Wilson Gray hwgray at GMAIL.COM
Tue Jul 29 01:15:17 UTC 2014


On Mon, Jul 28, 2014 at 7:32 PM, Joel S. Berson <Berson at att.net> wrote:

> I've recently returned to Patrick Rael's "Black Identity & Black
> Protest in the Antebellum North" (2002).  You might find his  Chapter
> 3, "The Sign of Things: The 'Names Controversy' and Black Identity"
> interesting on the historical evolution of names used or promoted for
> self-identification (he covers a period from around the Revolution to
> the end of the 19th century).
>

The several name changes of African peoples since their arrival in the
United States reflect shifting psychological and power relations between
blacks with respect to the power of names and naming.

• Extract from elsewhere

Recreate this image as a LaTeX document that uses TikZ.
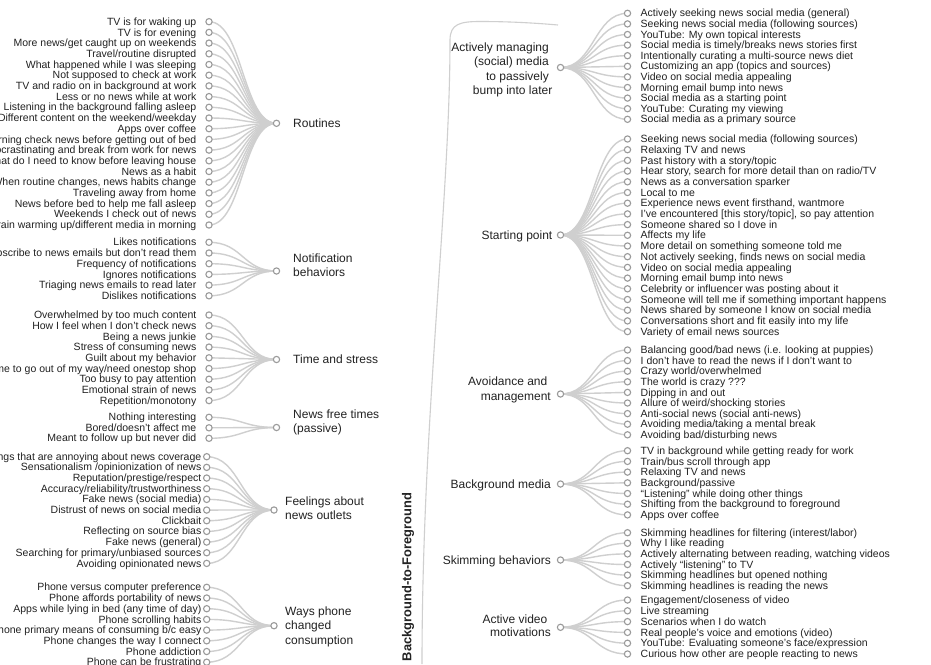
\documentclass[tikz,border=0pt]{standalone}
\usepackage{fontspec}
\setmainfont{Liberation Sans}
\usetikzlibrary{calc}
\pgfdeclarelayer{back}
\pgfdeclarelayer{bg}
\pgfsetlayers{back,bg,main}
\definecolor{txt}{HTML}{222222}
\definecolor{lnk}{HTML}{CFCFCF}
\definecolor{circ}{HTML}{9A9A9A}
\tikzset{
 dot/.style={circle, draw=circ, fill=white, line width=1.1pt, minimum size=6.3pt, inner sep=0pt},
 link/.style={draw=lnk, line width=1.4pt},
 trunk/.style={draw=lnk, line width=1.1pt},
 leaft/.style={font=\fontsize{10.5}{12}\selectfont, text=txt, inner sep=0pt},
 labt/.style={font=\fontsize{12}{14}\selectfont, text=txt, inner sep=0pt},
 vlab/.style={font=\bfseries\fontsize{12.9}{14}\selectfont, text=txt, inner sep=0pt, rotate=90},
}
% #1 id, #2 leaf x, #3 parent x, #4 first y, #5 step, #6 parent y, #7 text x, #8 list
\newcommand\lgrp[8]{%
 \node[dot] (#1) at (#3,#6) {};
 \coordinate (#1m) at ({(#2+#3)/2},#6);
 \foreach \tx [count=\i] in {#8} {
   \pgfmathsetmacro\yy{#4+(\i-1)*#5}
   \node[dot] (#1l\i) at (#2,\yy) {};
   \node[leaft, anchor=base east] (#1t\i) at (#7,\yy+3.6) {\tx};
   \begin{pgfonlayer}{bg}
   \draw[link] (#1l\i.center) .. controls (#1m |- #1l\i) and (#1m) .. (#1.center);
   \end{pgfonlayer}
 }
}
\newcommand\rgrp[8]{%
 \node[dot] (#1) at (#3,#6) {};
 \coordinate (#1m) at ({(#2+#3)/2},#6);
 \foreach \tx [count=\i] in {#8} {
   \pgfmathsetmacro\yy{#4+(\i-1)*#5}
   \node[dot] (#1l\i) at (#2,\yy) {};
   \node[leaft, anchor=base west] (#1t\i) at (#7,\yy+3.6) {\tx};
   \begin{pgfonlayer}{bg}
   \draw[link] (#1.center) .. controls (#1m) and (#1m |- #1l\i) .. (#1l\i.center);
   \end{pgfonlayer}
 }
}
\begin{document}
\begin{tikzpicture}[x=1pt,y=-1pt]
\useasboundingbox (0,0) rectangle (931,664);
\clip (0,0) rectangle (931,664);
\begin{pgfonlayer}{back}
\fill[white] (0,0) rectangle (931,664);
\end{pgfonlayer}

% ---------- left column ----------
\lgrp{A}{209}{276.5}{21.7}{10.7}{123.3}{196.5}{{TV is for waking up},{TV is for evening},{More news/get caught up on weekends},{Travel/routine disrupted},{What happened while I was sleeping},{Not supposed to check at work},{TV and radio on in background at work},{Less or no news while at work},{Listening in the background falling asleep},{Different content on the weekend/weekday},{Apps over coffee},{Morning check news before getting out of bed},{Procrastinating and break from work for news},{What do I need to know before leaving house},{News as a habit},{When routine changes, news habits change},{Traveling away from home},{News before bed to help me fall asleep},{Weekends I check out of news},{Brain warming up/different media in morning}}
\lgrp{B}{209}{276.5}{242.3}{10.7}{271}{196.5}{{Likes notifications},{Subscribe to news emails but don’t read them},{Frequency of notifications},{Ignores notifications},{Triaging news emails to read later},{Dislikes notifications}}
\lgrp{C}{209}{276.5}{315}{10.7}{359.5}{196.5}{{Overwhelmed by too much content},{How I feel when I don’t check news},{Being a news junkie},{Stress of consuming news},{Guilt about my behavior},{No time to go out of my way/need onestop shop},{Too busy to pay attention},{Emotional strain of news},{Repetition/monotony}}
\lgrp{D}{209}{276.5}{417.3}{10.5}{427.5}{196.5}{{Nothing interesting},{Bored/doesn’t affect me},{Meant to follow up but never did}}
\lgrp{E}{206.7}{274}{456.7}{10.67}{510}{201.5}{{Things that are annoying about news coverage},{Sensationalism /opinionization of news},{Reputation/prestige/respect},{Accuracy/reliability/trustworthiness},{Fake news (social media)\ },{Distrust of news on social media},{Clickbait\ },{Reflecting on source bias\ },{Fake news (general)\ },{Searching for primary/unbiased sources},{Avoiding opinionated news\ }}
\lgrp{F}{206.7}{274}{587.3}{10.7}{625.7}{201.5}{{Phone versus computer preference\ },{Phone affords portability of news\ },{Apps while lying in bed (any time of day)},{Phone scrolling habits\ },{Phone primary means of consuming b/c easy},{Phone changes the way I connect},{Phone addiction\ },{Phone can be frustrating\ }}

\node[labt, anchor=base west] (Alab) at (293,127.5) {Routines};
\node[labt, anchor=base west] (Blab1) at (293,262.5) {Notification};
\node[labt, anchor=base west] (Blab2) at (293,276) {behaviors};
\node[labt, anchor=base west] (Clab) at (293,363.7) {Time and stress};
\node[labt, anchor=base west] (Dlab1) at (293,418.2) {News free times};
\node[labt, anchor=base west] (Dlab2) at (293,432.2) {(passive)};
\node[labt, anchor=base west] (Elab1) at (285,505.2) {Feelings about};
\node[labt, anchor=base west] (Elab2) at (285,519.2) {news outlets};
\node[labt, anchor=base west] (Flab1) at (285,615.9) {Ways phone};
\node[labt, anchor=base west] (Flab2) at (285,629.9) {changed};
\node[labt, anchor=base west] (Flab3) at (285,644.2) {consumption};

% ---------- trunk ----------
\coordinate (bfa) at (422,664);
\coordinate (bfb) at (558,25);
\begin{pgfonlayer}{bg}
\draw[trunk] (bfa) .. controls (422,420) and (450,200) .. (450,40)
  .. controls (450,24) and (460,21.5) .. (480,21.5)
  .. controls (510,21.5) and (535,23) .. (bfb);
\end{pgfonlayer}
\node[vlab] (bf) at (408,577) {Background-to-Foreground};

% ---------- right column ----------
\rgrp{G}{627.5}{560.5}{13.3}{10.6}{67.5}{640.5}{{Actively seeking news social media (general)},{Seeking news social media (following sources)},{YouTube: My own topical interests},{Social media is timely/breaks news stories first},{Intentionally curating a multi-source news diet},{Customizing an app (topics and sources)},{Video on social media appealing},{Morning email bump into news},{Social media as a starting point},{YouTube: Curating my viewing},{Social media as a primary source}}
\rgrp{H}{627.5}{560.5}{139}{10.7}{235}{640.5}{{Seeking news social media (following sources)},{Relaxing TV and news},{Past history with a story/topic},{Hear story, search for more detail than on radio/TV},{News as a conversation sparker},{Local to me},{Experience news event firsthand, wantmore},{I’ve encountered [this story/topic], so pay attention},{Someone shared so I dove in},{Affects my life},{More detail on something someone told me},{Not actively seeking, finds news on social media},{Video on social media appealing},{Morning email bump into news},{Celebrity or influencer was posting about it},{Someone will tell me if something important happens},{News shared by someone I know on social media},{Conversations short and fit easily into my life},{Variety of email news sources}}
\rgrp{I}{627.5}{560.5}{350}{10.6}{394}{640.5}{{Balancing good/bad news (i.e. looking at puppies)},{I don’t have to read the news if I don’t want to},{Crazy world/overwhelmed},{The world is crazy ???},{Dipping in and out},{Allure of weird/shocking stories},{Anti-social news (social anti-news)},{Avoiding media/taking a mental break},{Avoiding bad/disturbing news}}
\rgrp{J}{627.5}{560.5}{450.7}{10.7}{484}{640.5}{{TV in background while getting ready for work},{Train/bus scroll through app},{Relaxing TV and news},{Background/passive},{“Listening” while doing other things},{Shifting from the background to foreground},{Apps over coffee}}
\rgrp{K}{627.5}{560.5}{532.7}{10.6}{560}{640.5}{{Skimming headlines for filtering (interest/labor)},{Why I like reading},{Actively alternating between reading, watching videos},{Actively “listening” to TV},{Skimming headlines but opened nothing},{Skimming headlines is reading the news}}
\rgrp{L}{627.5}{560.5}{600}{10.8}{627.3}{640.5}{{Engagement/closeness of video},{Live streaming},{Scenarios when I do watch},{Real people’s voice and emotions (video)},{YouTube: Evaluating someone’s face/expression},{Curious how other are people reacting to news}}

\node[labt, anchor=base east] (Glab1) at (549,51.2) {Actively managing};
\node[labt, anchor=base east] (Glab2) at (549,65.7) {(social) media};
\node[labt, anchor=base east] (Glab3) at (549,80.2) {to passively};
\node[labt, anchor=base east] (Glab4) at (552.5,94.7) {bump into later};
\node[labt, anchor=base east] (Hlab) at (552.5,239.2) {Starting point};
\node[labt, anchor=base east] (Ilab1) at (547.5,385.9) {Avoidance and};
\node[labt, anchor=base east] (Ilab2) at (551,400.2) {management};
\node[labt, anchor=base east] (Jlab) at (551,488.2) {Background media};
\node[labt, anchor=base east] (Klab) at (551,564.2) {Skimming behaviors};
\node[labt, anchor=base east] (Llab1) at (547.5,623.2) {Active video};
\node[labt, anchor=base east] (Llab2) at (551,636.9) {motivations};
\end{tikzpicture}
\end{document}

However, they have usually reflected little change in terms of the actual
material conditions [and social standing] of the black community [i.e. it
does not matter, "under real-world conditions," to coin a phrase-W]

because, as DuBois wrote in a 1928 Crisis essay "The Name, 'Negro,' " one
should not make the error of mistaking names for things: "It is not the
name - it's the thing that counts."

http://goo.gl/TZnDlV

-- 
-Wilson
-----
All say, "How hard it is that we have to die!"---a strange complaint to
come from the mouths of people who have had to live.